Re: Ocelots Rampant (Game Story)
Comma use and splitting sentences. Meh! Never been my strongest point but I will take a stab at improving it.
OK Batchs I'm using because the navy is sort of based on the Royal Navy, eg xxxx Batch 2. Purely a personal thing.
El Presidente is just when I started I had a mental image of Marks taking over a corrupt bannana dictatorship sort of place hence the title. As for him getting the job, its going to be explained over the course of the story. I know how it happened and I'm saving it up for quiet moments.
Cick doesn't have to mean kilometers. In fact the few times I've heard it used it didn't, although I suppose I should have clarified what I wanted it to mean.

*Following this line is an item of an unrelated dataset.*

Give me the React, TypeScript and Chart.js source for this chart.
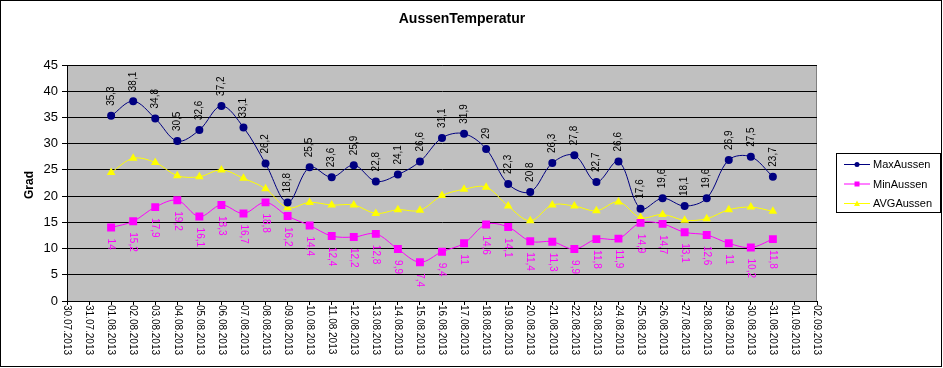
import React, { useEffect, useRef } from "react";
import { Chart, registerables } from "chart.js";

Chart.register(...registerables);

const dateLabels = [
  "30.07.2013", "31.07.2013", "01.08.2013", "02.08.2013", "03.08.2013", "04.08.2013", "05.08.2013",
  "06.08.2013", "07.08.2013", "08.08.2013", "09.08.2013", "10.08.2013", "11.08.2013", "12.08.2013",
  "13.08.2013", "14.08.2013", "15.08.2013", "16.08.2013", "17.08.2013", "18.08.2013", "19.08.2013",
  "20.08.2013", "21.08.2013", "22.08.2013", "23.08.2013", "24.08.2013", "25.08.2013", "26.08.2013",
  "27.08.2013", "28.08.2013", "29.08.2013", "30.08.2013", "31.08.2013", "01.09.2013", "02.09.2013",
];

const maxAussen = [
  null, null, 35.3, 38.1, 34.8, 30.5, 32.6, 37.2, 33.1, 26.2, 18.8, 25.5, 23.6, 25.9, 22.8, 24.1,
  26.6, 31.1, 31.9, 29, 22.3, 20.8, 26.3, 27.8, 22.7, 26.6, 17.6, 19.6, 18.1, 19.6, 26.9, 27.5, 23.7,
  null, null,
];

const minAussen = [
  null, null, 14, 15.2, 17.9, 19.2, 16.1, 18.3, 16.7, 18.8, 16.2, 14.4, 12.4, 12.2, 12.8, 9.9,
  7.4, 9.4, 11, 14.6, 14.1, 11.4, 11.3, 9.9, 11.8, 11.9, 14.9, 14.7, 13.1, 12.6, 11, 10.2, 11.8,
  null, null,
];

const avgAussen = [
  null, null, 24.5, 27.2, 26.4, 23.9, 23.7, 25.0, 23.4, 21.4, 17.8, 18.8, 18.3, 18.3, 16.7, 17.4,
  17.3, 20.1, 21.3, 21.7, 18.1, 15.3, 18.3, 18.1, 17.2, 18.9, 15.9, 16.5, 15.4, 15.7, 17.4, 17.9, 17.1,
  null, null,
];

const yTicks = [0, 5, 10, 15, 20, 25, 30, 35, 40, 45];

const NAVY = "#000080";
const MAGENTA = "#FF00FF";
const YELLOW = "#FFFF00";

const fmt = (v: number) => String(v).replace(".", ",");

const decorPlugin = {
  id: "decor",
  beforeDraw(chart: any) {
    const { ctx, chartArea: a } = chart;
    ctx.save();
    ctx.fillStyle = "#FFFFFF";
    ctx.fillRect(0, 0, chart.width, chart.height);
    ctx.fillStyle = "#C0C0C0";
    ctx.fillRect(a.left, a.top, a.right - a.left, a.bottom - a.top);
    ctx.strokeStyle = "#808080";
    ctx.lineWidth = 1;
    ctx.beginPath();
    ctx.moveTo(a.left, a.top + 0.5);
    ctx.lineTo(a.right - 0.5, a.top + 0.5);
    ctx.lineTo(a.right - 0.5, a.bottom);
    ctx.stroke();
    ctx.restore();
  },
  afterDraw(chart: any) {
    const { ctx } = chart;
    const xs = chart.scales.x;
    const a = chart.chartArea;
    ctx.save();
    // outer frame
    ctx.strokeStyle = "#000";
    ctx.lineWidth = 1;
    ctx.strokeRect(0.5, 0.5, 941, 366);

    // title
    ctx.fillStyle = "#000";
    ctx.font = "bold 14px Arial, 'Liberation Sans', sans-serif";
    ctx.textAlign = "center";
    ctx.textBaseline = "middle";
    ctx.fillText("AussenTemperatur", 462, 19);

    // y-axis title
    ctx.save();
    ctx.translate(30, 185);
    ctx.rotate(-Math.PI / 2);
    ctx.font = "bold 12px Arial, 'Liberation Sans', sans-serif";
    ctx.fillText("Grad", 0, 0);
    ctx.restore();

    // x labels (rotated, reading top to bottom)
    ctx.font = "10px Arial, 'Liberation Sans', sans-serif";
    ctx.textAlign = "left";
    ctx.textBaseline = "middle";
    dateLabels.forEach((lab, i) => {
      const x = xs.getPixelForValue(i);
      ctx.save();
      ctx.translate(x, a.bottom + 4);
      ctx.rotate(Math.PI / 2);
      ctx.fillText(lab, 0, 0);
      ctx.restore();
    });

    // data labels
    const m0 = chart.getDatasetMeta(0);
    const m1 = chart.getDatasetMeta(1);
    ctx.font = "10px Arial, 'Liberation Sans', sans-serif";
    m0.data.forEach((pt: any, i: number) => {
      const v = maxAussen[i];
      if (v === null) return;
      ctx.save();
      ctx.fillStyle = "#000";
      ctx.translate(pt.x, pt.y - 10);
      ctx.rotate(-Math.PI / 2);
      ctx.textAlign = "left";
      ctx.textBaseline = "middle";
      ctx.fillText(fmt(v), 0, 0);
      ctx.restore();
    });
    m1.data.forEach((pt: any, i: number) => {
      const v = minAussen[i];
      if (v === null) return;
      ctx.save();
      ctx.fillStyle = MAGENTA;
      ctx.translate(pt.x, pt.y + 11);
      ctx.rotate(Math.PI / 2);
      ctx.textAlign = "left";
      ctx.textBaseline = "middle";
      ctx.fillText(fmt(v), 0, 0);
      ctx.restore();
    });

    // legend
    ctx.strokeStyle = "#000";
    ctx.lineWidth = 1;
    ctx.strokeRect(836.5, 153.5, 104, 59);
    const entries = [
      { name: "MaxAussen", color: NAVY, style: "circle", y: 164 },
      { name: "MinAussen", color: MAGENTA, style: "rect", y: 183.5 },
      { name: "AVGAussen", color: YELLOW, style: "triangle", y: 203 },
    ];
    ctx.font = "11px Arial, 'Liberation Sans', sans-serif";
    entries.forEach((e) => {
      ctx.strokeStyle = e.color;
      ctx.fillStyle = e.color;
      ctx.beginPath();
      ctx.moveTo(844, e.y + 0.5);
      ctx.lineTo(870, e.y + 0.5);
      ctx.stroke();
      ctx.beginPath();
      if (e.style === "circle") {
        ctx.arc(857, e.y + 0.5, 2.5, 0, Math.PI * 2);
      } else if (e.style === "rect") {
        ctx.rect(854.5, e.y - 2, 5, 5);
      } else {
        ctx.moveTo(857, e.y - 2.5);
        ctx.lineTo(860, e.y + 3);
        ctx.lineTo(854, e.y + 3);
        ctx.closePath();
      }
      ctx.fill();
      ctx.fillStyle = "#000";
      ctx.textAlign = "left";
      ctx.textBaseline = "middle";
      ctx.fillText(e.name, 873, e.y + 1);
    });
    ctx.restore();
  },
};

export default function App() {
  const ref = useRef<HTMLCanvasElement | null>(null);
  useEffect(() => {
    document.body.style.margin = "0";
    const canvas = ref.current!;
    const chart = new Chart(canvas, {
      type: "line",
      data: {
        labels: dateLabels,
        datasets: [
          {
            label: "MaxAussen",
            data: maxAussen,
            borderColor: NAVY,
            backgroundColor: NAVY,
            borderWidth: 1,
            pointStyle: "circle",
            pointRadius: 4,
            pointBorderWidth: 0,
            tension: 0.35,
          },
          {
            label: "MinAussen",
            data: minAussen,
            borderColor: MAGENTA,
            backgroundColor: MAGENTA,
            borderWidth: 1,
            pointStyle: "rect",
            pointRadius: 5.6,
            pointBorderWidth: 0,
            tension: 0.35,
          },
          {
            label: "AVGAussen",
            data: avgAussen,
            borderColor: YELLOW,
            backgroundColor: YELLOW,
            borderWidth: 1,
            pointStyle: "triangle",
            pointRadius: 5,
            pointBorderWidth: 0,
            tension: 0.35,
          },
        ],
      },
      options: {
        responsive: false,
        animation: false,
        devicePixelRatio: 1,
        layout: { padding: { left: 0, top: 65, right: 126, bottom: 0 } },
        plugins: {
          legend: { display: false },
          title: { display: false },
          tooltip: { enabled: false },
        },
        scales: {
          x: {
            type: "category",
            offset: false,
            afterFit: (s: any) => {
              s.height = 67;
            },
            grid: {
              display: true,
              drawOnChartArea: false,
              drawTicks: true,
              tickLength: 4,
              tickColor: "#000",
              color: "#000",
            },
            border: { display: true, color: "#000", width: 1 },
            ticks: { display: false, autoSkip: false },
          },
          y: {
            min: 0,
            max: 45,
            afterFit: (s: any) => {
              s.width = 67;
            },
            afterBuildTicks: (s: any) => {
              s.ticks = yTicks.map((v) => ({ value: v }));
            },
            grid: {
              color: "#000",
              lineWidth: 1,
              drawTicks: true,
              tickLength: 5,
              tickColor: "#000",
            },
            border: { display: true, color: "#000", width: 1 },
            ticks: {
              color: "#000",
              font: { family: "Arial, 'Liberation Sans', sans-serif", size: 13 },
              padding: 4,
            },
          },
        },
      },
      plugins: [decorPlugin],
    });
    return () => chart.destroy();
  }, []);
  return (
    <div style={{ width: 943, height: 368 }}>
      <canvas ref={ref} width={943} height={368} style={{ display: "block" }} />
    </div>
  );
}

The ship selection section was re-written many times and so did suffer as I really couldn't face reading it through again. There was an explanation of potential piracy but it got lost in the endless (well it felt like it) changes. I really should have scrapped it and re-written the entire section from scratch. Hey ho.
The messages from other races was troubling me as well. You are right that some of the don't fit the story, but at the time I decide to go with them. I think I may take some artistic licence with the next round of messages unless they fit the story.
Here's what I got from the review and can do something about for the next part:
1. Commas. Thrice damned comma use.
2. Check on splitting up sentences as part of the spawn of satan that is comma use.
3. Throw in a few more explanations of assumed things/game mechanic events. Such as racing onto warp points, first contacts.
If there is something else you were trying to tell me that I didn't get please clarify.